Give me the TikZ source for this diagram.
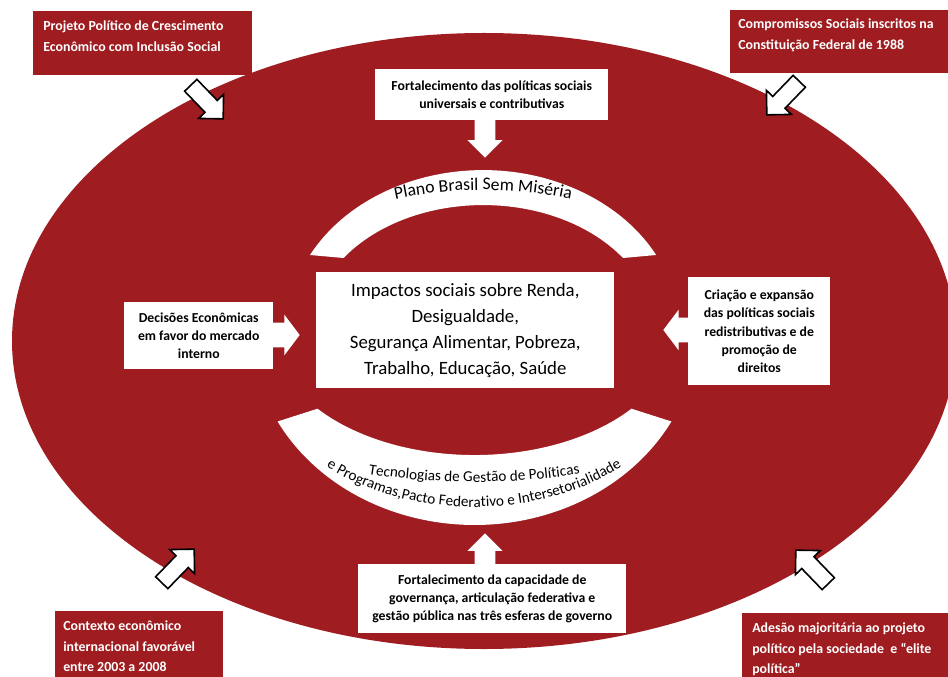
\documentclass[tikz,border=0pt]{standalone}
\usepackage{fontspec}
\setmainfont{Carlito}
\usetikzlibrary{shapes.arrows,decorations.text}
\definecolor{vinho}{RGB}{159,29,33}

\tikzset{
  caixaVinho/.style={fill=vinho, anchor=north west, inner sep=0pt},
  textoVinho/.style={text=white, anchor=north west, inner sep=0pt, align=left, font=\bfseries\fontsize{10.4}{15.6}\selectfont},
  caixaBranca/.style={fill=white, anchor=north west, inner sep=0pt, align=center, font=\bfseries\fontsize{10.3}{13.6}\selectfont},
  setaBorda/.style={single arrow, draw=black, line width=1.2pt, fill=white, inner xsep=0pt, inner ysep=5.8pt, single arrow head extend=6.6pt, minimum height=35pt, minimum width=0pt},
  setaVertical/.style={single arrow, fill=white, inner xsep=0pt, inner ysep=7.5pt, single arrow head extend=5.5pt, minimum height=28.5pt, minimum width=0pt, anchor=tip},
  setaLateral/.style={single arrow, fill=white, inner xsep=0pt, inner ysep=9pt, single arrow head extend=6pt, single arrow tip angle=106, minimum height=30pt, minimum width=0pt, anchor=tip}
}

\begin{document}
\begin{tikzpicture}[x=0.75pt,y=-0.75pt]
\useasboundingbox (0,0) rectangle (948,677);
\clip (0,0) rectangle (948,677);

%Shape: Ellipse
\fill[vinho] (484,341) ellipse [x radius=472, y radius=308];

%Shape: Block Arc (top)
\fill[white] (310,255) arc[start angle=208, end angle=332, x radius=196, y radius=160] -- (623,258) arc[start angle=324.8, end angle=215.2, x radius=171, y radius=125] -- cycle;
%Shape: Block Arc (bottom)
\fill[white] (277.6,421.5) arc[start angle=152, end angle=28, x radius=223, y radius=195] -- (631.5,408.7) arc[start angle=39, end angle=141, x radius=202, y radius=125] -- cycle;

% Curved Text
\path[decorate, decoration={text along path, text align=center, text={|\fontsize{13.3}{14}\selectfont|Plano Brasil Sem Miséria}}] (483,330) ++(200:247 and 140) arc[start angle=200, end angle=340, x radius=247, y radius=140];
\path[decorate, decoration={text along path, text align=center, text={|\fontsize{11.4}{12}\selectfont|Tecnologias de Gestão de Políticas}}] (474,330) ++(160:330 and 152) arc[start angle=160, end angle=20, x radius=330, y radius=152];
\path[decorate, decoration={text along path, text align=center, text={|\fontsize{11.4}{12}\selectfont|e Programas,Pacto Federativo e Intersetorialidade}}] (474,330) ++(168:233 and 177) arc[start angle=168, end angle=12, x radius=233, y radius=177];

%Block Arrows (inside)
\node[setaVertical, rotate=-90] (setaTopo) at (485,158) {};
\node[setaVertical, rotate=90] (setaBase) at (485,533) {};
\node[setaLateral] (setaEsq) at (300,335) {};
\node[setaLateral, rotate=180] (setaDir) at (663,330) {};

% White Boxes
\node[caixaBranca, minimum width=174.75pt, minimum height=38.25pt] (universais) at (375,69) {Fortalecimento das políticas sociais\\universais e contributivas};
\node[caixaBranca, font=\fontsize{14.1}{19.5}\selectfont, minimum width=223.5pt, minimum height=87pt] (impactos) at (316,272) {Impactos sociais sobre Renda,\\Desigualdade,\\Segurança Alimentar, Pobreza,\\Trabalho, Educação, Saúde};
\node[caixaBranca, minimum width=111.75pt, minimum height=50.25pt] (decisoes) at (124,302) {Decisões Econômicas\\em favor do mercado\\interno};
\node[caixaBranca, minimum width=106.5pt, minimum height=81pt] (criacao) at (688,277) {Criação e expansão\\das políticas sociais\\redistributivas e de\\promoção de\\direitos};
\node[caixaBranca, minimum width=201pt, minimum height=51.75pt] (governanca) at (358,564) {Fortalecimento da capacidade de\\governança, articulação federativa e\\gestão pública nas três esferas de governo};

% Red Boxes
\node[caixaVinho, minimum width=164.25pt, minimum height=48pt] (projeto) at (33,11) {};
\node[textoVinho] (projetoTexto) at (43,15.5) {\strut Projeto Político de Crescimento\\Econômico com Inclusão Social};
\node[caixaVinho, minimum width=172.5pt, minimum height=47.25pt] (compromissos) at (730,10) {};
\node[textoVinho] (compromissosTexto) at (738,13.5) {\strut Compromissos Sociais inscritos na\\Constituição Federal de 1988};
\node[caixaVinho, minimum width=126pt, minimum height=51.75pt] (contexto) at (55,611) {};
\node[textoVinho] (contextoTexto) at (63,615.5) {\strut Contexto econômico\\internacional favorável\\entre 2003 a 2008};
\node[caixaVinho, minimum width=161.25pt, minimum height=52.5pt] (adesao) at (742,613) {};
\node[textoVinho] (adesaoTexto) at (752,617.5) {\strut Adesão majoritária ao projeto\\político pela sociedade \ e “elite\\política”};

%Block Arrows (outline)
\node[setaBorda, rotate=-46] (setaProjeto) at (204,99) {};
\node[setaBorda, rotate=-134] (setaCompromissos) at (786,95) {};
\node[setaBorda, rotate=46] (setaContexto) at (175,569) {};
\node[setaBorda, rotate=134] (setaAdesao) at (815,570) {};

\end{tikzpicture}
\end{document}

━━━━━━━━━━━━━━━━━━━━

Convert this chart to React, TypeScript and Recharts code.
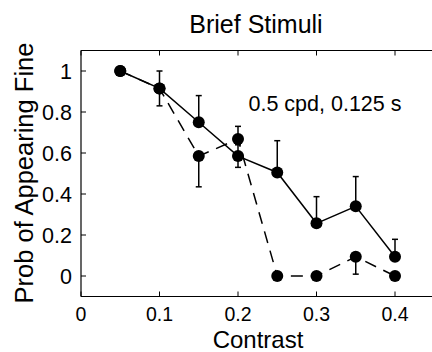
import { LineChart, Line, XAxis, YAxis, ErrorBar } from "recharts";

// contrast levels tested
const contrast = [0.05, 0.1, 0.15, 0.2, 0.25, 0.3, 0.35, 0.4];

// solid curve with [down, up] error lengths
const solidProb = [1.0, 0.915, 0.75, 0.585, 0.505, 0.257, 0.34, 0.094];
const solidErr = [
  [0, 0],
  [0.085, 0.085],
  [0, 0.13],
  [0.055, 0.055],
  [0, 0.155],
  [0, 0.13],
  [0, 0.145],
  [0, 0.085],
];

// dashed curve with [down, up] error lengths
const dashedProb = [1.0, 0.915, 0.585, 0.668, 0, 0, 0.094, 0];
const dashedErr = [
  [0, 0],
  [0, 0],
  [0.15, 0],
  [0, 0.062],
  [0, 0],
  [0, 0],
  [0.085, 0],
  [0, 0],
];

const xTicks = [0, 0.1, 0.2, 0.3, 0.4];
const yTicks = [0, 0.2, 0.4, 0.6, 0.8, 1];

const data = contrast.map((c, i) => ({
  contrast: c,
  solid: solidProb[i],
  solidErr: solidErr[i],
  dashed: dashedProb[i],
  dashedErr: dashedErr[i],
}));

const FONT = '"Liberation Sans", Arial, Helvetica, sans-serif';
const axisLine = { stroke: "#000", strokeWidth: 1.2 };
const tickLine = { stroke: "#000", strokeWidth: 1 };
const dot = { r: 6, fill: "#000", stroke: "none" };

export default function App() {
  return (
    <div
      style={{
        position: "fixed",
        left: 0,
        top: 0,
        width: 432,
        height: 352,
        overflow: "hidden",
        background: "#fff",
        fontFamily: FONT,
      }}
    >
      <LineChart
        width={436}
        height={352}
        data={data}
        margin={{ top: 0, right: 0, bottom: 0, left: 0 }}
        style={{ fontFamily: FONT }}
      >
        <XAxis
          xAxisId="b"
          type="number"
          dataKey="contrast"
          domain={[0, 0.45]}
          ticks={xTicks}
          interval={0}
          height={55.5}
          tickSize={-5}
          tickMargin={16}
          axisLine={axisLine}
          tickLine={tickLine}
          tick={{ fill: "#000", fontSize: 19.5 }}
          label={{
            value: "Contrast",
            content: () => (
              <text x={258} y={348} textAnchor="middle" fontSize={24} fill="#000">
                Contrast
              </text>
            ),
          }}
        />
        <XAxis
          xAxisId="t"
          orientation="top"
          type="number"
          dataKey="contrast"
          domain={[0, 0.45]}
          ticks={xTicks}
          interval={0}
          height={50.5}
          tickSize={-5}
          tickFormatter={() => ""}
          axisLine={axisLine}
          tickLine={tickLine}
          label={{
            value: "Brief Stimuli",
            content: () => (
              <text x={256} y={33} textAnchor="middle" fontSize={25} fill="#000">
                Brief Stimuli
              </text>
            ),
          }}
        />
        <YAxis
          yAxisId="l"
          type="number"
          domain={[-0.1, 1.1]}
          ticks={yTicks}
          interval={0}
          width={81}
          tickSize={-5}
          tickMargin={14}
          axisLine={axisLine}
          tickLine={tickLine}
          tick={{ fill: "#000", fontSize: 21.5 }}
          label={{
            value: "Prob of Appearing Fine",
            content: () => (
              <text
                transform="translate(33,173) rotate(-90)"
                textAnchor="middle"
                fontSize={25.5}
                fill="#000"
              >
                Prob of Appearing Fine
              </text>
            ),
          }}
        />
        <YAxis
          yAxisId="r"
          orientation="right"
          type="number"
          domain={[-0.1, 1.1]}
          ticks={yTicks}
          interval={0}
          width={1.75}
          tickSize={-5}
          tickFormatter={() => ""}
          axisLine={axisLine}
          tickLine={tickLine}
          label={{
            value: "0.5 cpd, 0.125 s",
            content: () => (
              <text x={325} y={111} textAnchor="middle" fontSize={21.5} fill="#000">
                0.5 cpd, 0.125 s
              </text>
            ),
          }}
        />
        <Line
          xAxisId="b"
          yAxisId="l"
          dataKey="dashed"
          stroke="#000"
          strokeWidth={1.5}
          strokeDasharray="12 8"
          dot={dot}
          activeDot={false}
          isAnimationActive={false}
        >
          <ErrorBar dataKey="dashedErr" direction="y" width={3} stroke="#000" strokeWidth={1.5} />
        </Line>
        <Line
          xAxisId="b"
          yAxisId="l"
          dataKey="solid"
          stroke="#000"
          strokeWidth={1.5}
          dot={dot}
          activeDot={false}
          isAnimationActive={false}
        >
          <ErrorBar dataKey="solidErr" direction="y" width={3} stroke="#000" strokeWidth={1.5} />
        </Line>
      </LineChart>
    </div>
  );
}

━━━━━━━━━━━━━━━━━━━━

● Description of the task
Copy every line of the listing containing the string "this".

● Expected output
Give me the TikZ source for this diagram.
Convert this chart to React, TypeScript and Recharts code.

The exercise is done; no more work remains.